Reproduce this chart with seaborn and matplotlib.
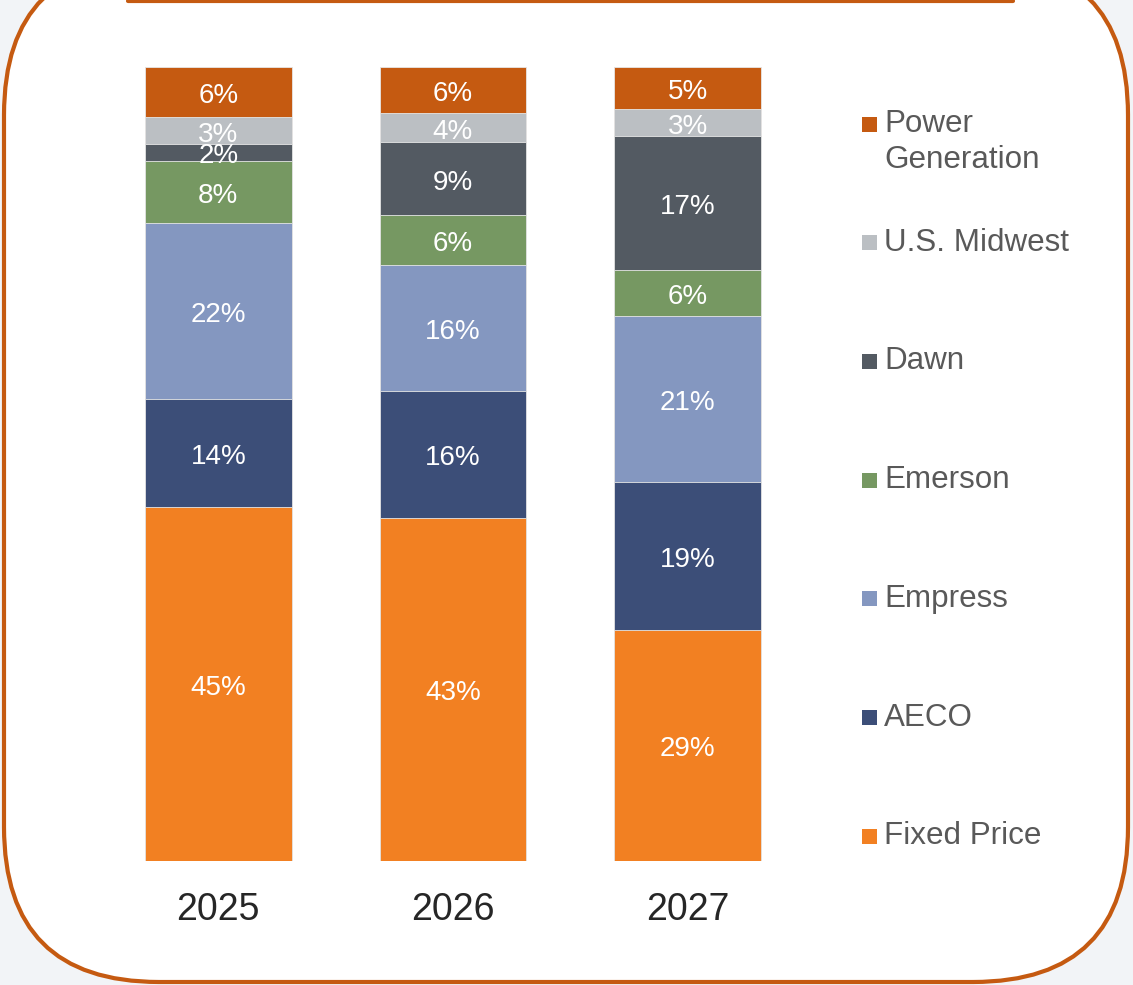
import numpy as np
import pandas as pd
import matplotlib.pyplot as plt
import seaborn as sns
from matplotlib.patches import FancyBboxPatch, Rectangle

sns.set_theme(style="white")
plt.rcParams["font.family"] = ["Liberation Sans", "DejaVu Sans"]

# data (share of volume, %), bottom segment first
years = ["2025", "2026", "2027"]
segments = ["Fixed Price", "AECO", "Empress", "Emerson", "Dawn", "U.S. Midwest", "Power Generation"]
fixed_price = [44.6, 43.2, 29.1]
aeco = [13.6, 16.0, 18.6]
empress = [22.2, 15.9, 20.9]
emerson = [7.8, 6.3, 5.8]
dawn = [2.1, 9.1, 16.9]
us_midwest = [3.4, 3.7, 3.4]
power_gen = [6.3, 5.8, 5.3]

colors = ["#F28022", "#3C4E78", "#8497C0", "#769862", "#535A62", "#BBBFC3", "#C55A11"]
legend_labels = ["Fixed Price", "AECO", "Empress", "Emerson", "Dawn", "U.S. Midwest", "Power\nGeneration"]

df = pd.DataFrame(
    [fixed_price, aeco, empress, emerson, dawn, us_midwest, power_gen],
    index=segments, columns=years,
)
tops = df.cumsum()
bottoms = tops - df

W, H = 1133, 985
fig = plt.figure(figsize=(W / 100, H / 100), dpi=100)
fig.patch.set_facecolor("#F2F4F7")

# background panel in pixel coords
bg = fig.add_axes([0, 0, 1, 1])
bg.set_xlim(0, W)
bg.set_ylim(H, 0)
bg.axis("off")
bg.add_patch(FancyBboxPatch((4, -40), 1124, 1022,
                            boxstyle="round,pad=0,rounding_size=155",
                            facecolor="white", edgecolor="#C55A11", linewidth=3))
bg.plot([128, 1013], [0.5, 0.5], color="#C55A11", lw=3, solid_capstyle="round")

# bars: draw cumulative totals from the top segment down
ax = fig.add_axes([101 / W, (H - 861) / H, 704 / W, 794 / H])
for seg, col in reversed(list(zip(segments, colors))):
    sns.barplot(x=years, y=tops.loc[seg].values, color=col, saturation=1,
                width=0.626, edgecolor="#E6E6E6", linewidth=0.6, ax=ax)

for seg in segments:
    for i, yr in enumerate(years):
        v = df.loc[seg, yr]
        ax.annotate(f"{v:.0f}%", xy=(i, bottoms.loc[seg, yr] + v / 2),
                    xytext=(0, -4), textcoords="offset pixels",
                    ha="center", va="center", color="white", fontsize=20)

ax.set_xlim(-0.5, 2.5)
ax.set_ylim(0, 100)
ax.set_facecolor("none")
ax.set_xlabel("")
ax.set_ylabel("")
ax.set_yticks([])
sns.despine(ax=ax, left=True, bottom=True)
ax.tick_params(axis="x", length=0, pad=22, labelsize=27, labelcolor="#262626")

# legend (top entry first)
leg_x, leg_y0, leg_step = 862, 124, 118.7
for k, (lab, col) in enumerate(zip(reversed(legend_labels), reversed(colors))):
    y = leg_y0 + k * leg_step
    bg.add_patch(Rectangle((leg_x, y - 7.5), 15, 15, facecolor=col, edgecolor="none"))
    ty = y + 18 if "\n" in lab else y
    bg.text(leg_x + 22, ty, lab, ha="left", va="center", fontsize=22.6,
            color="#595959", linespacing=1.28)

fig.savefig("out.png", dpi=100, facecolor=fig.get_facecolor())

Task directions - Repeat verbatim all the material, but not the pictures.

Correct result -
Reproduce this chart with seaborn and matplotlib.
import numpy as np
import pandas as pd
import matplotlib.pyplot as plt
import seaborn as sns
from matplotlib.patches import FancyBboxPatch, Rectangle

sns.set_theme(style="white")
plt.rcParams["font.family"] = ["Liberation Sans", "DejaVu Sans"]

# data (share of volume, %), bottom segment first
years = ["2025", "2026", "2027"]
segments = ["Fixed Price", "AECO", "Empress", "Emerson", "Dawn", "U.S. Midwest", "Power Generation"]
fixed_price = [44.6, 43.2, 29.1]
aeco = [13.6, 16.0, 18.6]
empress = [22.2, 15.9, 20.9]
emerson = [7.8, 6.3, 5.8]
dawn = [2.1, 9.1, 16.9]
us_midwest = [3.4, 3.7, 3.4]
power_gen = [6.3, 5.8, 5.3]

colors = ["#F28022", "#3C4E78", "#8497C0", "#769862", "#535A62", "#BBBFC3", "#C55A11"]
legend_labels = ["Fixed Price", "AECO", "Empress", "Emerson", "Dawn", "U.S. Midwest", "Power\nGeneration"]

df = pd.DataFrame(
    [fixed_price, aeco, empress, emerson, dawn, us_midwest, power_gen],
    index=segments, columns=years,
)
tops = df.cumsum()
bottoms = tops - df

W, H = 1133, 985
fig = plt.figure(figsize=(W / 100, H / 100), dpi=100)
fig.patch.set_facecolor("#F2F4F7")

# background panel in pixel coords
bg = fig.add_axes([0, 0, 1, 1])
bg.set_xlim(0, W)
bg.set_ylim(H, 0)
bg.axis("off")
bg.add_patch(FancyBboxPatch((4, -40), 1124, 1022,
                            boxstyle="round,pad=0,rounding_size=155",
                            facecolor="white", edgecolor="#C55A11", linewidth=3))
bg.plot([128, 1013], [0.5, 0.5], color="#C55A11", lw=3, solid_capstyle="round")

# bars: draw cumulative totals from the top segment down
ax = fig.add_axes([101 / W, (H - 861) / H, 704 / W, 794 / H])
for seg, col in reversed(list(zip(segments, colors))):
    sns.barplot(x=years, y=tops.loc[seg].values, color=col, saturation=1,
                width=0.626, edgecolor="#E6E6E6", linewidth=0.6, ax=ax)

for seg in segments:
    for i, yr in enumerate(years):
        v = df.loc[seg, yr]
        ax.annotate(f"{v:.0f}%", xy=(i, bottoms.loc[seg, yr] + v / 2),
                    xytext=(0, -4), textcoords="offset pixels",
                    ha="center", va="center", color="white", fontsize=20)

ax.set_xlim(-0.5, 2.5)
ax.set_ylim(0, 100)
ax.set_facecolor("none")
ax.set_xlabel("")
ax.set_ylabel("")
ax.set_yticks([])
sns.despine(ax=ax, left=True, bottom=True)
ax.tick_params(axis="x", length=0, pad=22, labelsize=27, labelcolor="#262626")

# legend (top entry first)
leg_x, leg_y0, leg_step = 862, 124, 118.7
for k, (lab, col) in enumerate(zip(reversed(legend_labels), reversed(colors))):
    y = leg_y0 + k * leg_step
    bg.add_patch(Rectangle((leg_x, y - 7.5), 15, 15, facecolor=col, edgecolor="none"))
    ty = y + 18 if "\n" in lab else y
    bg.text(leg_x + 22, ty, lab, ha="left", va="center", fontsize=22.6,
            color="#595959", linespacing=1.28)

fig.savefig("out.png", dpi=100, facecolor=fig.get_facecolor())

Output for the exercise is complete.